Unless the perception of beauty be accompanied
with these emotions, we have no more correct idea of beauty than we can
be said to have an idea of a letter of which we perceive the fine
handwriting and fair lines, without understanding the contents. The
emotions consequent upon the due perception of beauty are not given by
the senses, nor do they arise entirely from the intellect, but,
proceeding from the entire man, must be accompanied by a right and open
state of the heart. A true perception and acknowledgment of beauty is
then certainly elevating; exalting and purifying the mind in accordance
with its degree.

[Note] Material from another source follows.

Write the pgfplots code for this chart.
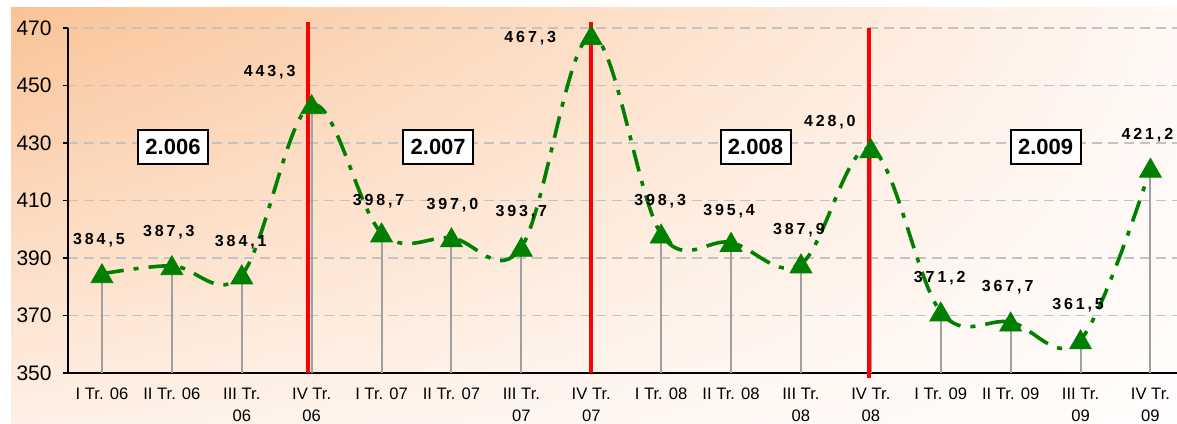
\documentclass[border=0pt]{standalone}
\usepackage{fontspec}
\setmainfont{Liberation Sans}
\newfontfamily\lblfont[LetterSpace=18]{Liberation Sans}
\usepackage{pgfplots}
\pgfplotsset{compat=1.18}
\usepackage{pgfplotstable}
\usetikzlibrary{shadings}

\definecolor{exgreen}{RGB}{0,128,0}
\definecolor{gridgray}{RGB}{195,195,195}
\definecolor{dropgray}{RGB}{160,160,160}
\definecolor{bgUL}{RGB}{250,195,150}
\definecolor{bgUR}{RGB}{255,248,244}
\definecolor{bgLL}{RGB}{254,240,230}
\definecolor{bgLR}{RGB}{255,253,252}

\pgfplotstableread{
x y err lab dx dy
0 384.5 34.5 384,5 -1.5 17
1 387.3 37.3 387,3 -1.5 17
2 384.1 34.1 384,1 -0.5 16.25
3 443.3 93.3 443,3 -21 16.5
4 398.7 48.7 398,7 -1.5 16
5 397.0 47.0 397,0 0.5 16.5
6 393.7 43.7 393,7 0 17.5
7 467.3 117.3 467,3 -30.5 -1
8 398.3 48.3 398,3 -0.5 16.5
9 395.4 45.4 395,4 -1 15.5
10 387.9 37.9 387,9 -1 17
11 428.0 78.0 428,0 -20.5 13.5
12 371.2 21.2 371,2 -0.5 17
13 367.7 17.7 367,7 -1.5 17.3
14 361.5 11.5 361,5 -1.25 17.2
15 421.2 71.2 421,2 -1.5 16.5
}\datatable

\begin{document}
\begin{tikzpicture}
\useasboundingbox (0,0) rectangle (588.5pt,211.5pt);
\fill[white] (0,0) rectangle (588.5pt,211.5pt);
\shade[upper left=bgUL, upper right=bgUR, lower left=bgLL, lower right=bgLR] (5.5pt,0) rectangle (588.5pt,207.5pt);
\begin{axis}[
  at={(34pt,25pt)}, anchor=south west,
  scale only axis, width=554.5pt, height=172.5pt,
  xmin=-0.486, xmax=15.38, ymin=350, ymax=470,
  clip=false,
  axis x line*=bottom, axis y line*=left,
  axis line style={black, line width=0.8pt},
  ytick={350,370,...,470},
  xtick={0,...,15},
  xticklabels={I Tr. 06, II Tr. 06, {III Tr.\\06}, {IV Tr.\\06}, I Tr. 07, II Tr. 07, {III Tr.\\07}, {IV Tr.\\07}, I Tr. 08, II Tr. 08, {III Tr.\\08}, {IV Tr.\\08}, I Tr. 09, II Tr. 09, {III Tr.\\09}, {IV Tr.\\09}},
  xtick style={draw=none},
  ytick style={black, line width=0.8pt},
  tick align=outside, major tick length=2.5pt,
  /pgf/number format/assume math mode=true,
  yticklabel style={font=\fontsize{10.5}{12}\selectfont, inner sep=0pt, xshift=-5.5pt},
  xticklabel style={font=\fontsize{8.3}{11}\selectfont, align=center, anchor=north, inner sep=0pt, yshift=-5pt},
  ymajorgrids,
  major grid style={gridgray, dash pattern=on 5pt off 3pt, line width=0.6pt},
]
% drop lines
\addplot[forget plot, draw=none, mark=none,
  error bars/.cd, y dir=minus, y explicit, error mark=none,
  error bar style={draw=dropgray, solid, line width=1pt}]
  table[x=x, y=y, y error minus=err] {\datatable};
% smoothed line
\addplot[exgreen, line width=1.8pt, smooth, tension=0.6, mark=none,
  dash pattern=on 11pt off 5pt on 2.5pt off 5pt]
  table[x=x, y=y] {\datatable};
% markers
\addplot[only marks, mark=triangle*, mark size=6.3pt,
  mark options={draw=exgreen, fill=exgreen, solid, yshift=-1.3pt}]
  table[x=x, y=y] {\datatable};
% red separators
\addplot[red, line width=2pt, mark=none] coordinates {(2.95,472.1) (2.95,350)};
\addplot[red, line width=2pt, mark=none] coordinates {(7.0,472.1) (7.0,350)};
\addplot[red, line width=2pt, mark=none] coordinates {(10.98,470) (10.98,348.3)};
% value labels
\addplot[draw=none, mark=none, nodes near coords, point meta=explicit symbolic,
  visualization depends on={\thisrow{dx}\as\dx},
  visualization depends on={\thisrow{dy}\as\dy},
  nodes near coords align=center,
  nodes near coords style={font=\lblfont\bfseries\fontsize{8}{9}\selectfont, text=black, inner sep=0pt, anchor=center, xshift=\dx pt, yshift=\dy pt}]
  table[x=x, y=y, meta=lab] {\datatable};
% year boxes
\tikzset{yearbox/.style={draw=black, line width=1pt, fill=white, font=\bfseries\fontsize{11}{13}\selectfont, minimum width=35pt, minimum height=17pt, inner sep=0pt}}
\node[yearbox] at (axis cs:1.016,428.6) {2.006};
\node[yearbox] at (axis cs:4.81,428.6) {2.007};
\node[yearbox] at (axis cs:9.35,428.6) {2.008};
\node[yearbox] at (axis cs:13.5,428.6) {2.009};
\end{axis}
\end{tikzpicture}
\end{document}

And it would indeed seem, from the lavish profusion
with which the Deity has seen fit to scatter it around us, that it was
His beneficent intention we should be constantly under its influence.

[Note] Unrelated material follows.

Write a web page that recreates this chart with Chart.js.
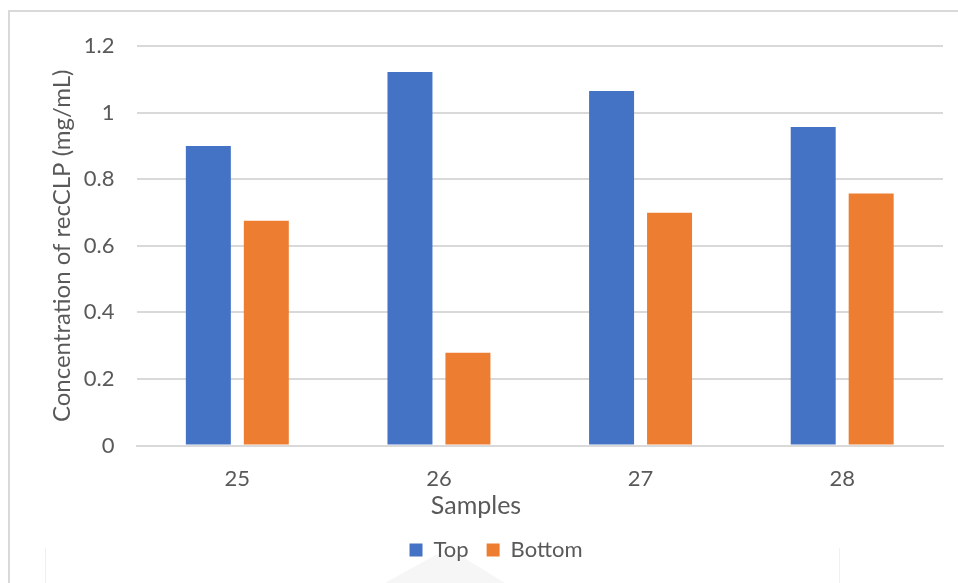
<!DOCTYPE html>
<html>
<head>
<meta charset="utf-8">
<title>recCLP concentration</title>
<script src="https://cdn.jsdelivr.net/npm/chart.js@4/dist/chart.umd.min.js"></script>
<style>
    html, body { margin: 0; padding: 0; background: #fff; overflow: hidden; }
    #wrap { position: relative; width: 958px; height: 583px; }
    #frame {
        position: absolute; left: 8px; top: 10px; width: 1000px; height: 700px;
        border-left: 2px solid #d9d9d9; border-top: 2px solid #d9d9d9;
    }
    /* faint page shapes showing through behind the legend */
    #sheet {
        position: absolute; left: 45px; top: 548px; width: 793px; height: 60px;
        border-left: 1px solid #f0f0f0; border-right: 1px solid #f0f0f0;
    }
    #wedge {
        position: absolute; left: 385px; top: 555px; width: 120px; height: 28px;
        background: #f6f6f6; clip-path: polygon(0 100%, 42% 0, 62% 0, 100% 100%);
    }
    canvas { position: absolute; left: 0; top: 0; }
</style>
</head>
<body>
<div id="wrap">
    <div id="sheet"></div>
    <div id="wedge"></div>
    <div id="frame"></div>
    <canvas id="chart" width="958" height="583"></canvas>
</div>
<script>
const samples = ["25", "26", "27", "28"];
const topValues = [0.90, 1.122, 1.065, 0.957];
const bottomValues = [0.675, 0.279, 0.699, 0.757];

const textColor = "#595959";
const gridColor = "#d9d9d9";
const fontFamily = "Lato, 'Open Sans', sans-serif";

// nudge the legend a little to the right of the centre line
const legendShift = {
    id: "legendShift",
    afterLayout(chart) {
        const lg = chart.legend;
        if (!lg) return;
        lg.left += 20;
        lg.right += 20;
    }
};

const ctx = document.getElementById("chart").getContext("2d");
new Chart(ctx, {
    type: "bar",
    data: {
        labels: samples,
        datasets: [
            {
                label: "Top",
                data: topValues,
                backgroundColor: "#4472C4",
                categoryPercentage: 0.575,
                barPercentage: 0.776
            },
            {
                label: "Bottom",
                data: bottomValues,
                backgroundColor: "#ED7D31",
                categoryPercentage: 0.575,
                barPercentage: 0.776
            }
        ]
    },
    options: {
        responsive: false,
        animation: false,
        layout: { padding: { left: 9, right: 15, top: 46, bottom: 12 } },
        scales: {
            x: {
                grid: { display: false, drawTicks: false },
                border: { display: true, color: gridColor, width: 2 },
                ticks: { color: textColor, padding: 20, font: { family: fontFamily, size: 22 } }
            },
            y: {
                min: 0,
                max: 1.2,
                ticks: {
                    stepSize: 0.2,
                    color: textColor,
                    padding: 22,
                    font: { family: fontFamily, size: 22 },
                    callback: (v) => String(Number(v.toFixed(1)))
                },
                grid: { color: gridColor, lineWidth: 2, drawTicks: false },
                border: { display: false },
                title: {
                    display: true,
                    text: "Concentration of recCLP (mg/mL)",
                    color: textColor,
                    font: { family: fontFamily, size: 24 },
                    padding: { top: 39, bottom: -15 }
                }
            }
        },
        plugins: {
            title: {
                display: true,
                text: "Samples",
                position: "bottom",
                weight: 500,
                color: textColor,
                font: { family: fontFamily, size: 25, weight: "normal" },
                padding: { top: -21, bottom: 0 }
            },
            legend: {
                position: "bottom",
                labels: {
                    color: textColor,
                    boxWidth: 13,
                    boxHeight: 13,
                    padding: 18,
                    font: { family: fontFamily, size: 22 }
                }
            },
            tooltip: { enabled: false }
        }
    },
    plugins: [legendShift]
});
</script>
</body>
</html>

Now the artist is one gifted by his Creator to discern that ineffable
beauty which is everywhere present, to live in the realm of the ideal,
and to reveal it to men through words, forms, colors, sounds, and, would
he insure the salvation of his own soul, through good deeds. Thus it can
be proved that 'religion is the soul of art,' and essentially necessary
to the artist, because it gives him, simultaneously, the ideas and
feelings of the Absolute, without which he must lose his way, falling
into sterile and ignoble copies of the real, like the Dutch painters,
and thus be able to produce nothing but detailed and accurate copies of
low subjects, of factitious emotions, or of vulgar sensations.